Create a Kafka Pipeline Collection

  • Capella Columnar
  • how-to
March 23, 2025
+ 12
To receive a data event stream from a remote data source that uses an Apache Kafka pipeline, you create a remote collection.

You can create collections to associate with a Kafka pipeline link when you create the link or at any time afterwards.

You can also use a SQL++ statement to create a remote Kafka collection. See CREATE a Remote Collection.

Requirements

Primary Key

When you set up a remote collection to receive data from a Kafka pipeline, you supply the primary key and its data type in KEY_NAME:DATA_TYPE format. For example, id:string.

  • To use a key name that includes a space or any character other than an underscore (_), escape the name with backtick (``) characters.

  • For source data that uses an object id, add . and then `$oid` after the KEY_NAME, in the following format:

      KEY_NAME.`$oid`:DATA_TYPE

    For example:

       _id.`$oid`:string
  • For a composite key, enter a comma-separated list of the key names and their data types.

Topic

The Kafka topic or set of topics that contains the data you want to stream into the collection. You can stream data from one or more topics to multiple collections using the same link. However, the collections that stream the same topics must have the same data serialization and change data capture settings. Otherwise, you receive an inconsistent details config error.

Similarly, when streaming data from multiple topics into a collection, the data serialization and change data capture settings must apply to all of the topics that you provide.

Data Serialization

The type of data serialization used for keys and values:

Dead Letter Queue

You can have Capella Columnar report any messages it fails to load to a Kafka topic called the dead letter queue.
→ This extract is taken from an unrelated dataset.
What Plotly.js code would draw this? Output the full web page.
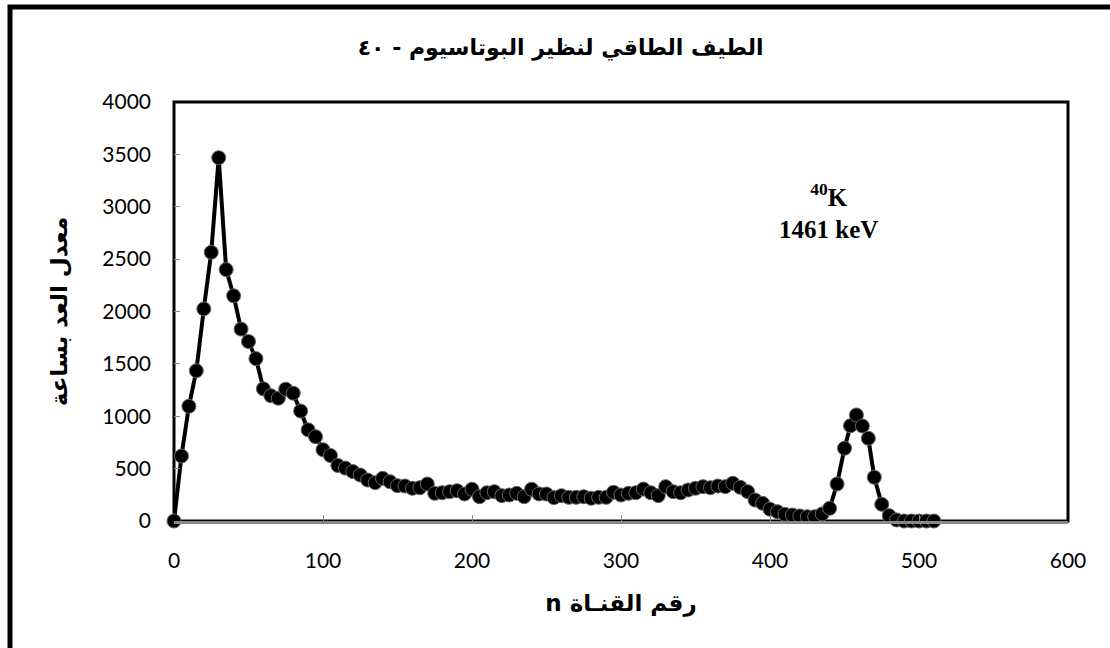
<!DOCTYPE html>
<html>
<head>
<meta charset="utf-8">
<script src="https://cdn.plot.ly/plotly-3.0.1.min.js"></script>
<style>html,body{margin:0;padding:0;background:#fff;}#chart{width:1110px;height:648px;}</style>
</head>
<body>
<div id="chart"></div>
<script>
// Channel numbers
var channels = [0,5,10,15,20,25,30,35,40,45,50,55,60,65,70,75,80,85,90,95,
  100,105,110,115,120,125,130,135,140,145,150,155,160,165,170,175,180,185,190,195,
  200,205,210,215,220,225,230,235,240,245,250,255,260,265,270,275,280,285,290,295,
  300,305,310,315,320,325,330,335,340,345,350,355,360,365,370,375,380,385,390,395,
  400,405,410,415,420,425,430,435,440,445,450,454,458,462,466,470,475,480,485,490,
  495,500,505,510];
// Count rate per hour
var counts = [0,620,1095,1435,2025,2565,3468,2400,2150,1832,1713,1550,1262,1196,1172,1258,1220,1050,870,805,
  680,625,530,505,472,439,391,366,407,375,337,334,312,318,353,264,270,280,289,258,
  303,232,270,280,242,248,264,232,303,258,258,223,242,226,226,232,217,226,226,274,
  248,264,270,305,270,242,328,280,270,296,312,328,318,334,328,360,322,280,200,169,
  112,89,64,57,48,41,41,67,121,353,694,910,1012,907,789,417,159,51,10,0,
  0,0,0,0];
var xTickVals = [0,100,200,300,400,500,600];
var titleText = 'الطيف الطاقي لنظير البوتاسيوم - ٤٠';
var xTitle = 'n رقم القنـاة';
var yTitle = 'معدل العد بساعة';
var annText = '<sup>40</sup>K<br>1461 keV';

var trace = {
  x: channels, y: counts, type: 'scatter', mode: 'lines+markers',
  line: {color: '#000', width: 4},
  marker: {color: '#000', size: 14, line: {color: '#666', width: 1}},
  cliponaxis: false, hoverinfo: 'skip'
};

// paper coordinate helpers for the outer frame (plot area 174..1068 x 102..521)
function px(v){return (v-174)/894;}
function py(v){return (521-v)/419;}

var arabicFont = 'DejaVu Sans, Noto Sans, sans-serif';
var layout = {
  width: 1110, height: 648,
  margin: {l:174, r:42, t:102, b:127},
  paper_bgcolor: '#fff', plot_bgcolor: '#fff',
  showlegend: false,
  title: {text: '<b>'+titleText+'</b>', x: 0.505, xref: 'container', xanchor: 'center', y: 1-47/648, yanchor: 'middle',
          font: {family: arabicFont, size: 22, color: '#000'}},
  xaxis: {range: [0, 600], tickvals: xTickVals, ticks: 'inside', ticklen: 6, tickcolor: '#888', tickwidth: 1,
          showgrid: false, zeroline: false, showline: true, linecolor: '#888', linewidth: 3,
          ticklabelstandoff: 19,
          tickfont: {family: 'Lato, Open Sans, sans-serif', size: 21, color: '#000'},
          title: {text: '<b>'+xTitle+'</b>', standoff: 24, font: {family: arabicFont, size: 23, color: '#000'}}},
  yaxis: {range: [0, 4000], dtick: 500, ticks: 'inside', ticklen: 6, tickcolor: '#888', tickwidth: 1,
          showgrid: false, zeroline: false, showline: false,
          ticklabelstandoff: 22,
          tickfont: {family: 'Lato, Open Sans, sans-serif', size: 21, color: '#000'},
          title: {text: '<b>'+yTitle+'</b>', standoff: 28, font: {family: arabicFont, size: 23, color: '#000'}}},
  shapes: [
    {type: 'rect', xref: 'paper', yref: 'paper', x0: 0, x1: 1, y0: 0, y1: 1, layer: 'below',
     line: {color: '#000', width: 3}},
    {type: 'rect', xref: 'paper', yref: 'paper', x0: px(10), x1: px(1125), y0: py(660), y1: py(7),
     line: {color: '#000', width: 5}}
  ],
  annotations: [
    {x: 439, y: 2960, xref: 'x', yref: 'y', text: '<b>'+annText+'</b>', showarrow: false, align: 'center',
     font: {family: 'Liberation Serif, Times New Roman, serif', size: 25, color: '#000'}}
  ]
};
Plotly.newPlot('chart', [trace], layout, {staticPlot: true, displayModeBar: false});
</script>
</body>
</html>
The credentials you supply for the link to connect to Kafka must have permission to produce messages on this topic.

Change Data Capture

Whether Change Data Capture (CDC) applies, and if so, the source.

If you have just saved a new Kafka data link and are ready to add one or more collections to it, begin with step 5.

To create a remote collection that is associated with a Kafka data link:

  1. In the Capella UI, select the Columnar tab.

  2. Click a cluster name. The workbench opens.

  3. Use the explorer to locate the link.

  4. Move your cursor over the name of the link and then choose ⋮ (More)  Create Linked Collection. The Create Collection dialog opens.

  5. Use the lists to select the Database and Scope for the collection.

  6. In the Collection Name field, enter a name for the collection.

    The name must start with a letter (A-Z, a-z) and contain only upper- and lowercase letters, numbers (0-9), and underscore (_) or dash (-) characters.

  7. In the Primary Key field, enter the name of the primary key and its data type in the format KEY_NAME:DATA_TYPE. See the requirements for examples.

  8. Supply one or more Kafka Topics in a comma-separated list. If you supply multiple topics, the choices you make in the remaining fields must apply to all of them. Also enter the name of the dead letter queue topic (if any).

  9. Select the data serialization type used for keys and values.

  10. Select Change Data Capture (CDC) if applicable. Capella Columnar currently supports CDC via the Debezium and MOLO17 connectors for real-time database integrations.

  11. Specify the CDC Source: MONGODB, MYSQLDB, POSTGRESQL, or DynamoDB.

  12. Choose Create Collection. Your collection appears under the specified database and scope in the explorer.

    If the link is connected, the data stream from the specified topic or topics into this Capella Columnar collection begins immediately. If the link is not connected, see Connect or Disconnect a Remote Link.